Formalising and Computing the Fourth Homotopy Group of the \(3\)-Sphere in Cubical Agda

• Published in: arXiv.org
• Main Authors: Ljungström, Axel, Mörtberg, Anders
• Format: Paper
• Language: English
• Published: Ithaca Cornell University Library, arXiv.org 30.04.2024
• Subjects: Computation; Homotopy theory; Questions; Topology
• ISSN: 2331-8422

Brunerie's 2016 PhD thesis contains the first synthetic proof in Homotopy Type Theory (HoTT) of the classical result that the fourth homotopy group of the 3-sphere is \(\mathbb{Z}/2\mathbb{Z}\). The proof is one of the most impressive pieces of synthetic homotopy theory to date and uses a lot of advanced classical algebraic topology rephrased synthetically. Furthermore, the proof is fully constructive and the main result can be reduced to the question of whether a particular "Brunerie number" \(\beta\) can be normalised to \(\pm 2\). The question of whether Brunerie's proof could be formalised in a proof assistant, either by computing this number or by formalising the pen-and-paper proof, has since remained open. In this paper, we present a complete formalisation in Cubical Agda. We do this by modifying Brunerie's proof so that a key technical result, whose proof Brunerie only sketched in his thesis, can be avoided.

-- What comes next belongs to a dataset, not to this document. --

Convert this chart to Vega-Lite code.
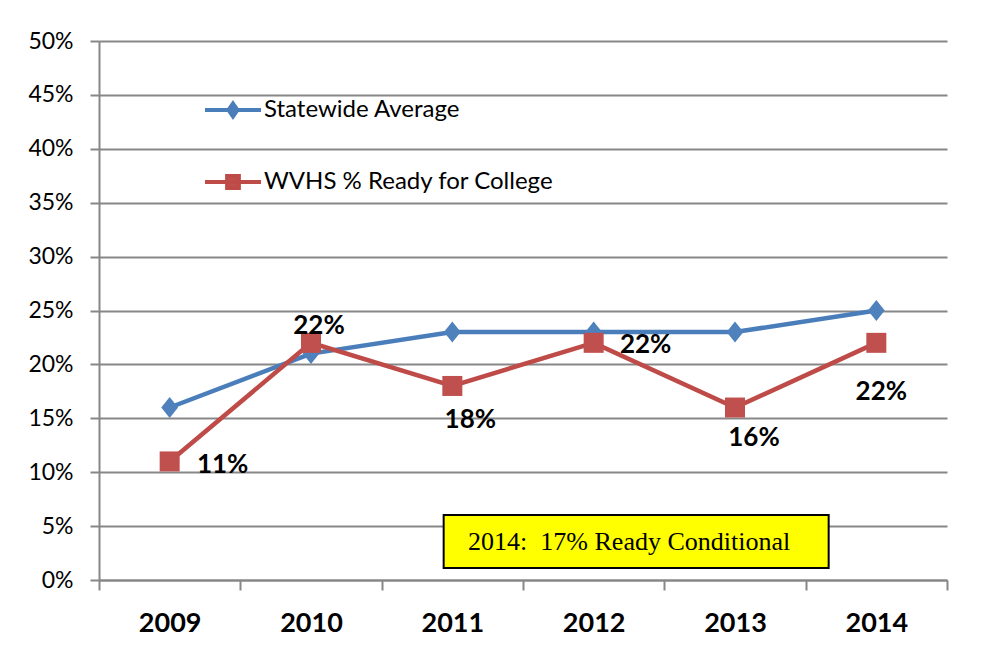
{
  "$schema": "https://vega.github.io/schema/vega-lite/v6.json",
  "width": 848,
  "height": 539,
  "autosize": {"type": "none"},
  "padding": {"left": 99, "top": 41, "right": 40, "bottom": 71},
  "background": "white",
  "config": {
    "view": {"stroke": null},
    "font": "Lato",
    "axis": {"labelFont": "Lato", "labelColor": "#000000"}
  },
  "data": {
    "values": [
      {"year": "2009", "series": "Statewide Average", "value": 0.16},
      {"year": "2010", "series": "Statewide Average", "value": 0.21},
      {"year": "2011", "series": "Statewide Average", "value": 0.23},
      {"year": "2012", "series": "Statewide Average", "value": 0.23},
      {"year": "2013", "series": "Statewide Average", "value": 0.23},
      {"year": "2014", "series": "Statewide Average", "value": 0.25},
      {"year": "2009", "series": "WVHS % Ready for College", "value": 0.11},
      {"year": "2010", "series": "WVHS % Ready for College", "value": 0.22},
      {"year": "2011", "series": "WVHS % Ready for College", "value": 0.18},
      {"year": "2012", "series": "WVHS % Ready for College", "value": 0.22},
      {"year": "2013", "series": "WVHS % Ready for College", "value": 0.16},
      {"year": "2014", "series": "WVHS % Ready for College", "value": 0.22}
    ]
  },
  "encoding": {
    "x": {
      "field": "year", "type": "ordinal",
      "scale": {"type": "band", "paddingInner": 0, "paddingOuter": 0},
      "axis": {
        "title": null, "labelAngle": 0, "labelFontSize": 27, "labelFontWeight": "bold",
        "tickBand": "extent", "tickSize": 10, "tickColor": "#878787", "tickWidth": 2,
        "domainColor": "#878787", "domainWidth": 2, "labelPadding": 20, "grid": false
      }
    },
    "y": {
      "field": "value", "type": "quantitative",
      "scale": {"domain": [0, 0.5], "nice": false, "zero": true},
      "axis": {
        "title": null, "format": ".0%",
        "values": [0, 0.05, 0.1, 0.15, 0.2, 0.25, 0.3, 0.35, 0.4, 0.45, 0.5],
        "labelFontSize": 23, "labelPadding": 17, "tickSize": 9,
        "tickColor": "#878787", "tickWidth": 2, "domainColor": "#878787", "domainWidth": 2,
        "grid": true, "gridColor": "#878787", "gridWidth": 2
      }
    }
  },
  "layer": [
    {
      "transform": [{"filter": "datum.year === '2012' && datum.series === 'Statewide Average'"}],
      "mark": {"type": "rect", "fill": "#FFFF00", "stroke": "#000000", "strokeWidth": 2, "width": 385, "xOffset": 42.5},
      "encoding": {
        "y": {"datum": 0.0603, "type": "quantitative"},
        "y2": {"datum": 0.0111}
      }
    },
    {
      "transform": [{"filter": "datum.year === '2012' && datum.series === 'Statewide Average'"}],
      "mark": {"type": "text", "text": "2014:\u00a0 17%\u00a0Ready Conditional", "font": "Liberation Serif", "fontSize": 26, "color": "#000000", "align": "center", "baseline": "middle", "dx": 35.5},
      "encoding": {
        "y": {"datum": 0.0357, "type": "quantitative"}
      }
    },
    {
      "mark": {"type": "line", "strokeWidth": 4.5},
      "encoding": {
        "color": {
          "field": "series", "type": "nominal",
          "scale": {"domain": ["Statewide Average", "WVHS % Ready for College"], "range": ["#4A7EBB", "#BE4B48"]},
          "legend": {
            "title": null, "orient": "none", "legendX": 104, "legendY": 39, "padding": 0,
            "labelFont": "Lato", "labelFontSize": 24, "labelColor": "#000000", "labelOffset": 1, "labelLimit": 500,
            "symbolSize": 3136, "symbolStrokeWidth": 4, "rowPadding": 27,
            "symbolType": "M-1,0H1",
            "encode": {
              "symbols": {
                "update": {
                  "shape": {"signal": "datum.value === 'Statewide Average' ? 'M-1,0H1M0,-0.23L0.16,0L0,0.23L-0.16,0Z' : 'M-1,0H1M-0.21,-0.21H0.21V0.21H-0.21Z'"},
                  "fill": {"signal": "datum.value === 'Statewide Average' ? '#4F81BD' : '#C0504D'"},
                  "stroke": {"signal": "datum.value === 'Statewide Average' ? '#4A7EBB' : '#BE4B48'"},
                  "strokeWidth": {"value": 4},
                  "opacity": {"value": 1}
                }
              }
            }
          }
        }
      }
    },
    {
      "transform": [{"filter": "datum.series === 'Statewide Average'"}],
      "mark": {"type": "point", "filled": true, "opacity": 1, "size": 441, "shape": "M0,-1L0.8,0L0,1L-0.8,0Z", "color": "#4F81BD"}
    },
    {
      "transform": [{"filter": "datum.series === 'WVHS % Ready for College'"}],
      "mark": {"type": "point", "filled": true, "opacity": 1, "size": 400, "shape": "square", "color": "#C0504D"}
    },
    {
      "transform": [{"filter": "datum.series === 'WVHS % Ready for College' && datum.year === '2009'"}],
      "mark": {"type": "text", "font": "Lato", "fontSize": 26, "fontWeight": "bold", "color": "#000000", "align": "center", "baseline": "middle", "dx": 53, "dy": 4},
      "encoding": {"text": {"field": "value", "type": "quantitative", "format": ".0%"}}
    },
    {
      "transform": [{"filter": "datum.series === 'WVHS % Ready for College' && datum.year === '2010'"}],
      "mark": {"type": "text", "font": "Lato", "fontSize": 26, "fontWeight": "bold", "color": "#000000", "align": "center", "baseline": "middle", "dx": 8, "dy": -17},
      "encoding": {"text": {"field": "value", "type": "quantitative", "format": ".0%"}}
    },
    {
      "transform": [{"filter": "datum.series === 'WVHS % Ready for College' && datum.year === '2011'"}],
      "mark": {"type": "text", "font": "Lato", "fontSize": 26, "fontWeight": "bold", "color": "#000000", "align": "center", "baseline": "middle", "dx": 18, "dy": 34},
      "encoding": {"text": {"field": "value", "type": "quantitative", "format": ".0%"}}
    },
    {
      "transform": [{"filter": "datum.series === 'WVHS % Ready for College' && datum.year === '2012'"}],
      "mark": {"type": "text", "font": "Lato", "fontSize": 26, "fontWeight": "bold", "color": "#000000", "align": "center", "baseline": "middle", "dx": 52, "dy": 2},
      "encoding": {"text": {"field": "value", "type": "quantitative", "format": ".0%"}}
    },
    {
      "transform": [{"filter": "datum.series === 'WVHS % Ready for College' && datum.year === '2013'"}],
      "mark": {"type": "text", "font": "Lato", "fontSize": 26, "fontWeight": "bold", "color": "#000000", "align": "center", "baseline": "middle", "dx": 19, "dy": 30},
      "encoding": {"text": {"field": "value", "type": "quantitative", "format": ".0%"}}
    },
    {
      "transform": [{"filter": "datum.series === 'WVHS % Ready for College' && datum.year === '2014'"}],
      "mark": {"type": "text", "font": "Lato", "fontSize": 26, "fontWeight": "bold", "color": "#000000", "align": "center", "baseline": "middle", "dx": 5, "dy": 49},
      "encoding": {"text": {"field": "value", "type": "quantitative", "format": ".0%"}}
    }
  ]
}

We also present a formalisation of a new and much simpler proof that \(\beta\) is \(\pm 2\). This formalisation provides us with a sequence of simpler Brunerie numbers, one of which normalises very quickly to \(-2\) in Cubical Agda, resulting in a fully formalised computer-assisted proof that \(\pi_4(\mathbb{S}^3) \cong \mathbb{Z}/2\mathbb{Z}\).